My job is taking its toll on my physically and emotionally. Every day is like a never ending marathon of things that you never enjoyed doing.
I know you can question the validity of this sample – it’s fair to say that people who love their jobs are not likely to respond to a survey on a blog called Just Quit. But this is the qualitative side of the situation and the Conference Board data pretty much conclusively spells out the quantitative situation.
You could also argue that businesses exist primarily for the purpose of making money, not making their workers happy. But this misses the point. If we accept that happy employees do a much better job, how much money is being wasted by firms that don’t properly look after their people?
I have lost count of how many times I have heard CEOs say things like, ’Our people are our greatest asset’. Great, so if that is the case, why are so many of them so miserable in their work? And what are you doing about it?
I’d go further too. If the organisation had a non-human asset, like say a building or a capital deposit, I’d venture that most organisations would be taking better care of those assets than their human capital.

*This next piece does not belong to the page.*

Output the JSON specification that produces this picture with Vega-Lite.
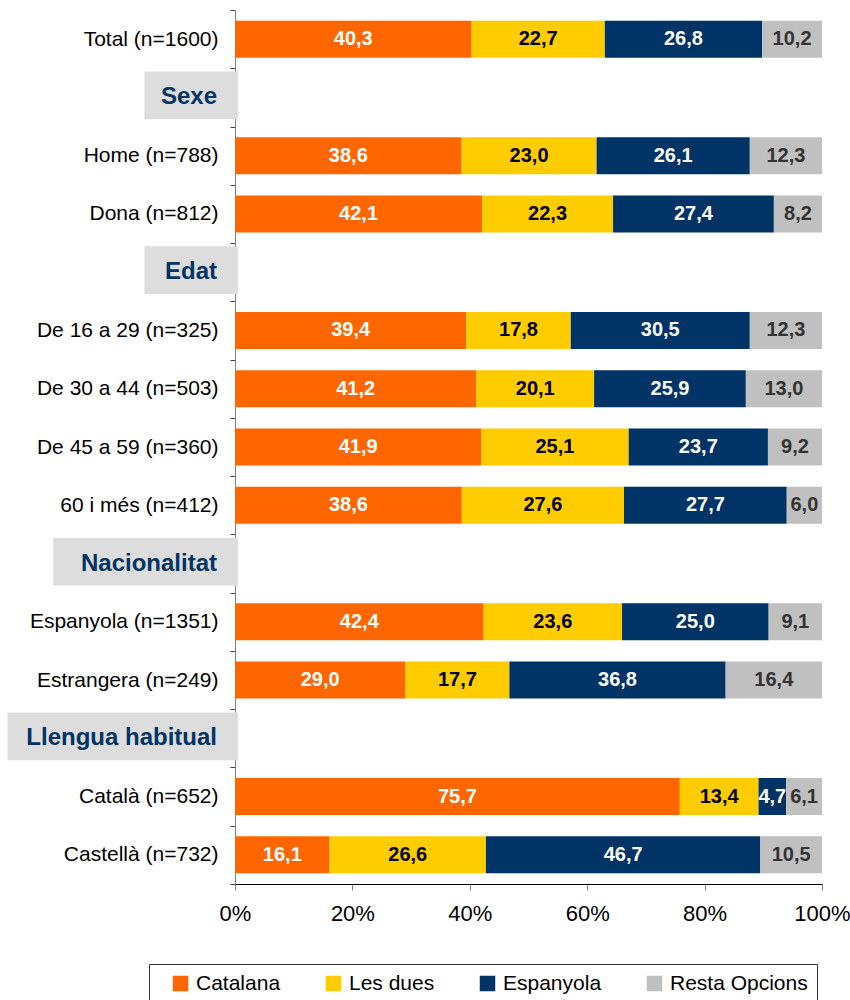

Some will point to failures in HR teams as the root of the problem. While I think many HR teams are merely administrators, when they really should be acting like asset managers, the prime responsibility isn’t theirs. They do what the Exec team tells them to do.
In my view to quote the old leadership cliché, ‘the buck stops here’ and that’s with leadership teams.
So next time you are considering joining a firm, I’d suggest that you take some time to try and check out the attitudes and beliefs of your likely line of management all the way up to the CEO. By my reckoning around half of them are going to disappoint you and quite possibly make you ill in the process.